“The word sannyasin means ‘perfect abandoning’ or ‘setting aside.’ The one whom we call a monk in English, or a sannyasin in Sanskrit, is the one who has renounced his or her personal life. He or she lives for the sake of others – eats, drinks, and breathes for the sake of others – renouncing selfishness and serving all. That is the only requirement for a sannyasin. There’s nothing else. Sannyasins come forward to renounce everything that would disturb their peace. They come to retain that peace and then to serve others by helping them find that peace.” – Sri Swami Satchidananda
In the 8th century AD, the esteemed philosopher and religious leader of India, Sri Sankaracharya of Kerala, established the present system of sannyas. He wished to consolidate the spiritual strengths of the many yogis, ascetics, and sadhus who wandered throughout India. He established four main spiritual centers, or Maths, in the four corners of India, and ten different Orders. The sannyasins of Integral Yoga are in the lineage of the Saraswati Order. They have been initiated into the Holy Order of Sannyas by Sri Swami Satchidananda or by a senior sannyasin of Integral Yoga.

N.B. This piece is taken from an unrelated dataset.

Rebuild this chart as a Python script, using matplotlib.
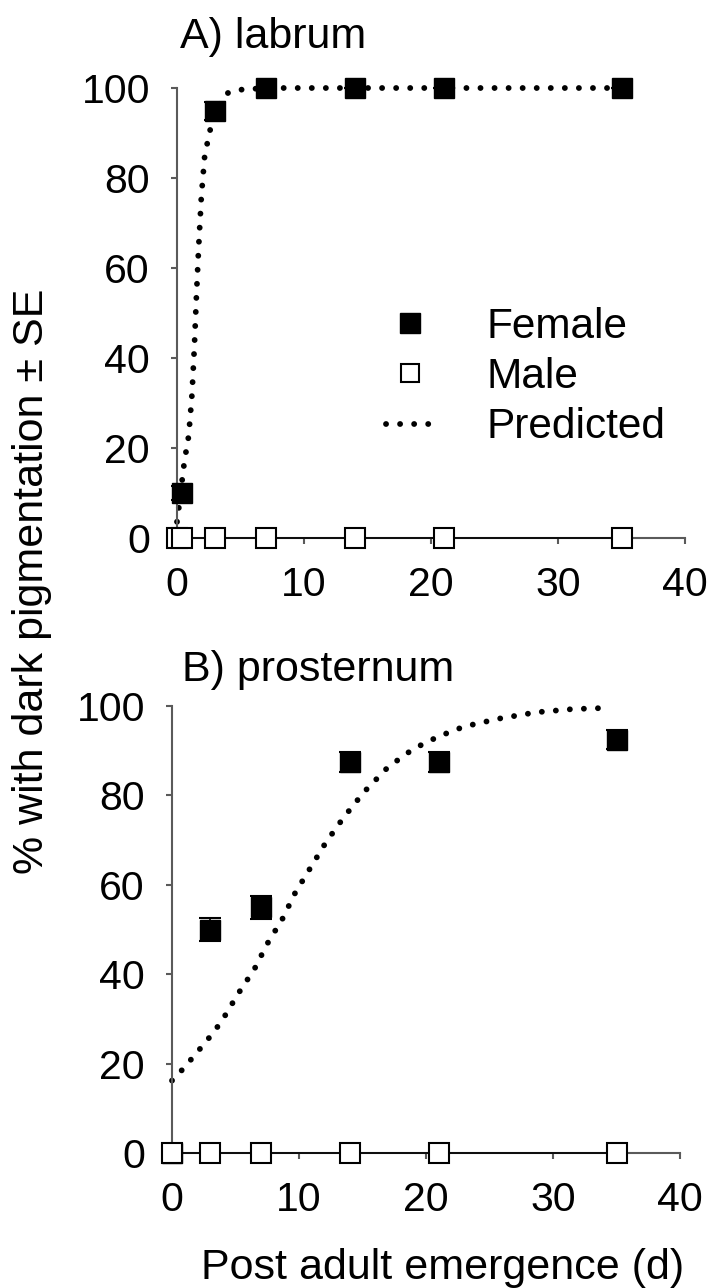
import matplotlib
matplotlib.use('Agg')
import matplotlib.pyplot as plt
from matplotlib.lines import Line2D

plt.rcParams['font.family'] = ['Liberation Sans', 'DejaVu Sans']

# days after emergence
days_a = [0.4, 3, 7, 14, 21, 35]
days_b = [0, 3, 7, 14, 21, 35]
male_days_a = [0, 0.4, 3, 7, 14, 21, 35]
male_days_b = [0, 3, 7, 14, 21, 35]

# % with dark pigmentation
female_a = [10, 95, 100, 100, 100, 100]
female_a_se = [1.5, 2, 0, 0, 0, 0]
male_a = [0, 0, 0, 0, 0, 0, 0]

female_b = [0, 50, 55, 87.5, 87.5, 92.5]
female_b_se = [0, 2.6, 2.6, 2.2, 2.2, 2.2]
male_b = [0, 0, 0, 0, 0, 0]

# predicted curves
pred_a_x = [0, 0.13, 0.58, 0.92, 1.18, 1.37, 1.53, 1.71, 1.92, 2.18, 2.55, 3.0, 3.9, 4.9, 7, 14, 21, 35]
pred_a_y = [3.6, 6.4, 17, 22.7, 31.9, 42.6, 53.8, 64.9, 76, 84.9, 90, 95, 98.8, 99.6, 100, 100, 100, 100]
pred_b_x = [0, 0.9, 1.7, 2.5, 3.3, 4.0, 5.2, 6.5, 7.5, 8.7, 9.7, 10.9, 12.1, 13.5, 15.1, 17.0,
            19.0, 21.0, 23.0, 25.8, 28.7, 31.5, 34.5]
pred_b_y = [16.2, 18.9, 21.6, 24.3, 27.1, 29.9, 35.6, 41.2, 46.8, 52.4, 58.2, 63.8, 69.4, 75.0,
            80.7, 86.3, 90.4, 93.2, 95.4, 97.2, 98.6, 99.3, 99.6]

xticks = [0, 10, 20, 30, 40]
yticks = [0, 20, 40, 60, 80, 100]

W, H = 710, 1288
fig = plt.figure(figsize=(W / 100, H / 100), dpi=100)
axA = fig.add_axes([177 / W, 1 - 538 / H, 508 / W, 450 / H])
axB = fig.add_axes([172 / W, 1 - 1153 / H, 508 / W, 447 / H])

dot = dict(color='black', lw=4.2, linestyle=(0, (0.01, 2.4)), dash_capstyle='round')
spine_col = '#5a5a5a'


def draw(ax, fx, fy, fse, mx, my, px, py):
    ax.plot(px, py, zorder=2, clip_on=False, **dot)
    ax.plot(mx, my, color='black', lw=1.2, zorder=3, clip_on=False)
    ax.errorbar(fx, fy, yerr=fse, fmt='s', ms=15, mfc='black', mec='black',
                ecolor='black', elinewidth=1.2, capsize=8, capthick=1.5,
                zorder=4, clip_on=False)
    ax.plot(mx, my, 's', ms=15, mfc='white', mec='black', mew=1.5, zorder=5, clip_on=False)
    ax.set_xlim(0, 40)
    ax.set_ylim(0, 100)
    ax.set_xticks(xticks)
    ax.set_yticks(yticks)
    for s in ['top', 'right']:
        ax.spines[s].set_visible(False)
    for s in ['left', 'bottom']:
        ax.spines[s].set_color(spine_col)
        ax.spines[s].set_linewidth(1.5)
    ax.tick_params(axis='x', direction='out', length=4, width=1.5, color=spine_col,
                   labelsize=29.5, pad=16)
    ax.tick_params(axis='y', direction='out', length=4, width=1.5, color=spine_col,
                   labelsize=29.5, pad=15.5)


draw(axA, days_a, female_a, female_a_se, male_days_a, male_a, pred_a_x, pred_a_y)
draw(axB, days_b, female_b, female_b_se, male_days_b, male_b, pred_b_x, pred_b_y)

handles = [
    Line2D([], [], linestyle='none', marker='s', ms=14.5, mfc='black', mec='black'),
    Line2D([], [], linestyle='none', marker='s', ms=13.5, mfc='white', mec='black', mew=1.5),
    Line2D([], [], **dot),
]
axA.legend(handles, ['Female', 'Male', 'Predicted'], frameon=False, fontsize=30.5,
           loc='upper left', bbox_to_anchor=((386 - 177) / 508, (538 - 307) / 450),
           borderaxespad=0, borderpad=0, handlelength=1.12, handletextpad=1.25,
           labelspacing=0.24)

fig.text(180 / W, 1 - 37 / H, 'A) labrum', fontsize=31, ha='left', va='center')
fig.text(182 / W, 1 - 670 / H, 'B) prosternum', fontsize=31, ha='left', va='center')
fig.text(32 / W, 1 - 581 / H, '% with dark pigmentation ± SE', fontsize=31,
         rotation=90, ha='center', va='center')
fig.text(443 / W, 9 / H, 'Post adult emergence (d)', fontsize=31, ha='center', va='baseline')

fig.savefig('out.png', dpi=100)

Prior to receiving sannyas, aspirants spend several years as novitiates. This period is known as pre-sannyas. During this time, they practice, study, and live as monks. When they are ready to be fully ordained, a special ceremony is performed, and they take formal vows of renunciation and service. Pre-sannyasins dress in white and wear an orange scarf. Sannyasins dress in the traditional orange color, which symbolizes the fire of renunciation.
Unattached to the fruits of their actions, sannyasins bring the spirit of dedication wherever they are called to serve. Their service may include: sharing the philosophical and practical teachings of Yoga, instruction in meditation and Hatha Yoga, spiritual counseling, and officiating at spiritual ceremonies and events. When invited, they travel all over the globe disseminating the teachings of Integral Yoga.
They are given names in the sacred Sanskrit language. Each name begins with “Swami”, which means “master of oneself,” followed by a quality or representation of the Divine, and ending with “ananda,” which denotes “the bliss of consciousness.”